"""
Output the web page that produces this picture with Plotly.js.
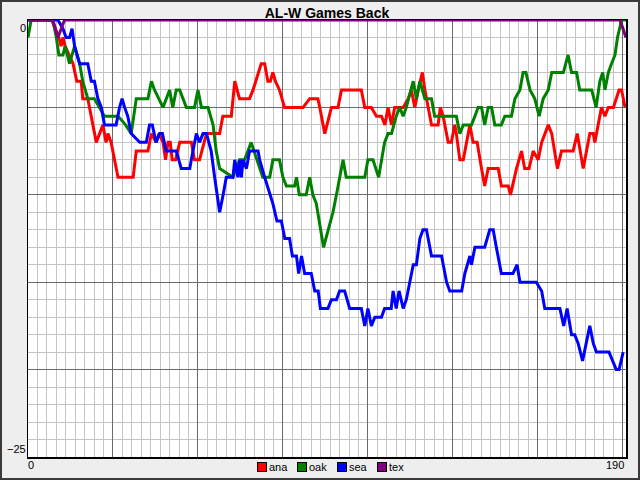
<!DOCTYPE html>
<html>
<head>
<meta charset="utf-8">
<script src="https://cdn.plot.ly/plotly-3.0.1.min.js"></script>
<style>
  body { margin: 0; }
  #chart { width: 640px; height: 480px; background: #eeeeee; box-shadow: inset 0 0 0 2px #3a3a3a; }
</style>
</head>
<body>
<div id="chart"></div>
<script>
// games back per team at the turning points
const teams = ['ana', 'oak', 'sea', 'tex'];
const teamColors = ['#ff0000', '#008000', '#0000ff', '#800080'];

const anaGames = [0, 7.5, 9.8, 10.5, 11.1, 11.8, 14.3, 15.5, 16.9, 17.4, 19, 20.1, 21.7, 23.8, 24.8, 25.4, 26.4, 28.6, 33.4, 34.4, 36, 38.1, 39.2, 40.7, 41.6, 42.9, 43.7, 44.5, 45.2, 45.8, 46.9, 48.2, 51.9, 52.9, 54.5, 56.7, 60.9, 61.9, 64.6, 65.7, 67.2, 70.4, 71.5, 73.1, 74.1, 75.2, 76.2, 77, 77.8, 78.6, 79.9, 81.5, 87.4, 89.5, 92.1, 92.7, 94.3, 96.4, 98.5, 99.6, 105.9, 107, 109.1, 110.7, 112.3, 113.4, 114.4, 115.5, 116.5, 119.2, 120.8, 121.8, 122.9, 124, 125.3, 126.1, 127.1, 128.2, 130.3, 131, 131.9, 133.5, 134.5, 135.6, 136.1, 137.2, 138.3, 139.3, 140.4, 141.4, 142.7, 144.1, 145.1, 146.2, 149.4, 150.4, 152.6, 153.3, 155.2, 156.8, 157.8, 159.2, 160.5, 162.1, 163.2, 165.3, 166.4, 168.2, 169.5, 173.2, 174.5, 176.4, 178.5, 179.6, 180.1, 182.2, 183.3, 184.4, 186, 187.8, 188.6, 189.7];
const anaBack = [0, 0, -1, -1.5, -1, -1.5, -2.5, -3.5, -3.5, -4.5, -4.5, -5.5, -7, -6, -7, -6.5, -7, -9, -9, -7.5, -7.5, -7.5, -6.5, -7, -6.5, -7, -8, -7, -7, -8, -8, -7, -7, -8, -8, -6.5, -6.5, -5.5, -5.5, -3.5, -4.5, -4.5, -4, -3, -2.5, -2.5, -3.5, -3.5, -3, -3.5, -4, -5, -5, -4.5, -4.5, -5, -6.5, -5, -5, -4, -4, -5, -5, -5.5, -5.5, -6, -5, -6, -5, -5, -4.5, -4, -5, -4, -3, -4, -5, -6, -6, -5, -5.5, -7, -7, -6, -6.5, -8, -8, -7, -6, -7, -7, -8.5, -9.5, -8.5, -8.5, -9.5, -9.5, -10, -8.5, -7.5, -8.5, -8.5, -7.5, -8, -7, -6, -6.5, -8.5, -7.5, -7.5, -6.5, -8.5, -6.5, -6.5, -7, -5, -5.5, -5, -5, -4, -4, -5];

const oakGames = [0, 1, 7.9, 9, 9.8, 11.1, 11.8, 13.2, 14, 14.8, 16.4, 17.4, 19, 21.1, 24.3, 28.6, 31, 32.8, 34.4, 38.1, 39.2, 40.2, 42.9, 43.9, 45, 46, 47.1, 48.2, 50.3, 52.9, 54, 55.1, 57.2, 58.8, 59.8, 60.9, 65.1, 67.2, 68.8, 70.9, 73.6, 74.6, 76.8, 77.8, 79.9, 81, 82.1, 84.7, 85.3, 86.2, 88.4, 89.5, 90.5, 91.6, 93.9, 95.3, 96.9, 98, 99.1, 100.1, 101.1, 107, 108, 109.6, 111.4, 112.3, 113.3, 114.4, 115.5, 117, 118.1, 119.2, 120.2, 122.4, 123.4, 124.5, 126.1, 128.2, 129.2, 136.1, 137.2, 138.3, 140.9, 142, 143, 144.1, 145.1, 146.2, 147.3, 148.3, 150.4, 151.5, 153.6, 154.7, 156.3, 157.3, 158.2, 159.5, 161, 162.4, 163.7, 165.3, 166.4, 167.9, 170.1, 171.6, 172.7, 174.3, 175.3, 179.1, 180.5, 181.7, 182.6, 183.3, 184.4, 185.4, 186.5, 187.3, 188.6, 190];
const oakBack = [-1, 0, 0, -1, -2, -2, -1.5, -2.5, -2, -1.5, -2.5, -3.5, -4.5, -4.5, -5.5, -5.5, -6, -6.5, -4.5, -4.5, -3.5, -4, -5, -4.5, -4, -5, -4, -4, -5, -5, -4, -5, -5, -6, -7.5, -8.5, -9, -8, -8, -7, -8.5, -9, -9, -8, -8, -9, -9.5, -9.5, -9, -10, -10, -9, -10, -10.5, -13, -12, -11, -10, -9, -8, -9, -9, -8, -8, -9, -8, -7, -6.5, -6.5, -5.5, -5, -5.5, -5, -3.5, -4.5, -3.5, -4.5, -4.5, -5.5, -5.5, -6.5, -6, -6, -5.5, -5, -5, -6, -5, -5, -6, -6, -5.5, -5.5, -4.5, -4, -3, -3, -4, -4.5, -5.5, -4.5, -4, -3, -3, -3, -2, -3, -3, -4, -4, -5, -3.5, -3, -4, -3, -2.5, -2, -1, 0, 0];

const seaGames = [0, 8.4, 9.5, 11.1, 12.1, 13.2, 14, 14.8, 16.4, 19, 20.1, 21.1, 22.2, 23.3, 24.3, 25.4, 28, 29.1, 29.9, 30.7, 31.7, 32.8, 35.5, 37.6, 38.6, 39.5, 40.7, 41.8, 42.7, 43.9, 47.1, 48.7, 51.4, 52.4, 53.5, 54.5, 55.6, 56.7, 58.2, 59.3, 60.9, 62, 63, 65.1, 65.7, 66.7, 67.3, 67.8, 68.3, 69.4, 70.4, 73.1, 73.6, 75.2, 76.8, 77.8, 79.1, 80.5, 81.6, 83.1, 84, 85.3, 86, 86.9, 87.9, 90, 91.1, 92.2, 92.9, 95.3, 96.4, 98, 99, 100.6, 102.2, 105.9, 107, 108, 109.1, 110.2, 112.3, 113.3, 115.4, 116, 117, 117.9, 119.2, 120.2, 121.3, 122.4, 123.4, 124.5, 125.5, 126.6, 128.2, 131.4, 133, 134, 137.8, 138.8, 140.4, 140.9, 142, 145.1, 146.7, 147.8, 148.8, 150.4, 154.1, 155.4, 156.3, 161.5, 163.2, 164.2, 169, 170.2, 171.3, 172.7, 173.7, 174.8, 176.2, 177.4, 178.5, 179.6, 180.6, 184.6, 185.7, 186.9, 187.8, 188.4, 189.1];
const seaBack = [0, 0, 0, -0.5, -1, -1, -0.5, -1.5, -2.5, -2.5, -3.5, -3.5, -4.5, -5, -6, -6, -6, -5, -4.5, -5, -5.5, -6.5, -7, -7, -6, -6, -7, -6.5, -6.5, -7.5, -7.5, -8.5, -8.5, -7.5, -6.5, -7, -6.5, -6.5, -7.5, -9, -11, -10, -9, -9, -8, -9, -8, -9, -8, -8.5, -7.5, -7.5, -8, -9, -10, -10.5, -11.5, -11.5, -12.5, -12.5, -13.5, -13.5, -14.5, -13.5, -14.5, -14.5, -15.5, -15.5, -16.5, -16.5, -16, -16, -15.5, -15.5, -16.5, -16.5, -17.5, -16.5, -17.5, -17, -17, -16.5, -16.5, -15.5, -16.5, -15.5, -16.5, -16, -15, -14, -14, -12.5, -12, -12, -13.5, -13.5, -15, -15.5, -15.5, -14.5, -13.5, -14, -13, -13, -12, -12, -13, -14.5, -14.5, -14, -15, -15, -15.5, -16.5, -16.5, -17.5, -16.5, -18, -18, -18.5, -19.5, -18.5, -17.5, -18.5, -19, -19, -19.5, -20, -20, -19.5, -19];

const texGames = [0, 7.9, 9.5, 10.5, 11.6, 188.1, 190];
const texBack = [0, 0, -1, -0.5, 0, 0, -1];

const allGames = [anaGames, oakGames, seaGames, texGames];
const allBack = [anaBack, oakBack, seaBack, texBack];

// axis end labels
const xLabelVals = [0, 190];
const xLabelText = ['0', '190'];
const yLabelVals = [0, -25];
const yLabelText = ['0', '\u221225'];

const labelFont = { family: 'Liberation Sans, Arial, sans-serif', size: 11, color: '#000' };

const traces = teams.map(function (t, i) {
  return {
    x: allGames[i], y: allBack[i], type: 'scatter', mode: 'lines', name: t,
    line: { color: teamColors[i], width: 3 }, hoverinfo: 'skip', cliponaxis: false
  };
});

const annotations = [];
xLabelVals.forEach(function (v, i) {
  annotations.push({
    xref: 'x', yref: 'paper', x: v, y: 0, yanchor: 'top', xanchor: i === 0 ? 'left' : 'right',
    xshift: i === 0 ? -2 : 0, text: xLabelText[i], showarrow: false, font: labelFont
  });
});
yLabelVals.forEach(function (v, i) {
  annotations.push({
    xref: 'paper', yref: 'y', x: 0, y: v, xanchor: 'right', yanchor: i === 0 ? 'top' : 'bottom',
    text: yLabelText[i], showarrow: false, font: labelFont
  });
});
// legend row under the plot: small bordered swatch, then the team name
teams.forEach(function (t, i) {
  annotations.push({
    xref: 'paper', yref: 'paper', x: 0.5, y: 0, xshift: -65.5 + 40 * i, yshift: -10,
    xanchor: 'center', yanchor: 'middle', text: ' ', showarrow: false,
    width: 8, height: 8, borderpad: 0, bgcolor: teamColors[i], bordercolor: '#000', borderwidth: 1,
    font: { size: 6 }
  });
  annotations.push({
    xref: 'paper', yref: 'paper', x: 0.5, y: 0, xshift: -60.5 + 40 * i, yshift: -10,
    xanchor: 'left', yanchor: 'middle', text: t, showarrow: false, font: labelFont
  });
});

const layout = {
  width: 640, height: 480,
  margin: { l: 28, r: 14, t: 20, b: 23, autoexpand: false },
  paper_bgcolor: 'rgba(0,0,0,0)',
  plot_bgcolor: '#ffffff',
  title: {
    text: '<b>AL-W Games Back</b>', x: 0.5, xref: 'paper', y: 0.9733, yref: 'container', yanchor: 'middle',
    font: { family: 'Liberation Sans, Arial, sans-serif', size: 14, color: '#000' }
  },
  xaxis: {
    range: [0, 190], tickmode: 'linear', tick0: 0, dtick: 27,
    showticklabels: false, ticks: '', zeroline: false,
    showgrid: true, gridcolor: '#6a6a6a', gridwidth: 1,
    minor: { tickmode: 'linear', dtick: 3, tick0: 0, showgrid: true, gridcolor: '#c4c4c4', gridwidth: 1, ticks: '' },
    showline: true, mirror: true, linecolor: '#000', linewidth: 1.5, layer: 'below traces'
  },
  yaxis: {
    range: [-25, 0], tickmode: 'linear', tick0: 0, dtick: 5,
    showticklabels: false, ticks: '', zeroline: false,
    showgrid: true, gridcolor: '#6a6a6a', gridwidth: 1,
    minor: { tickmode: 'linear', dtick: 1, tick0: 0, showgrid: true, gridcolor: '#c4c4c4', gridwidth: 1, ticks: '' },
    showline: true, mirror: true, linecolor: '#000', linewidth: 1.5, layer: 'below traces'
  },
  showlegend: false,
  annotations: annotations,
  hovermode: false
};

Plotly.newPlot('chart', traces, layout, { displayModeBar: false, staticPlot: true });
</script>
</body>
</html>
"""
» **EXERCISE DETAILS**: State, as a bare number, how many lines of the listing hold the word "picture".

» **CORRECT RESULT**: 1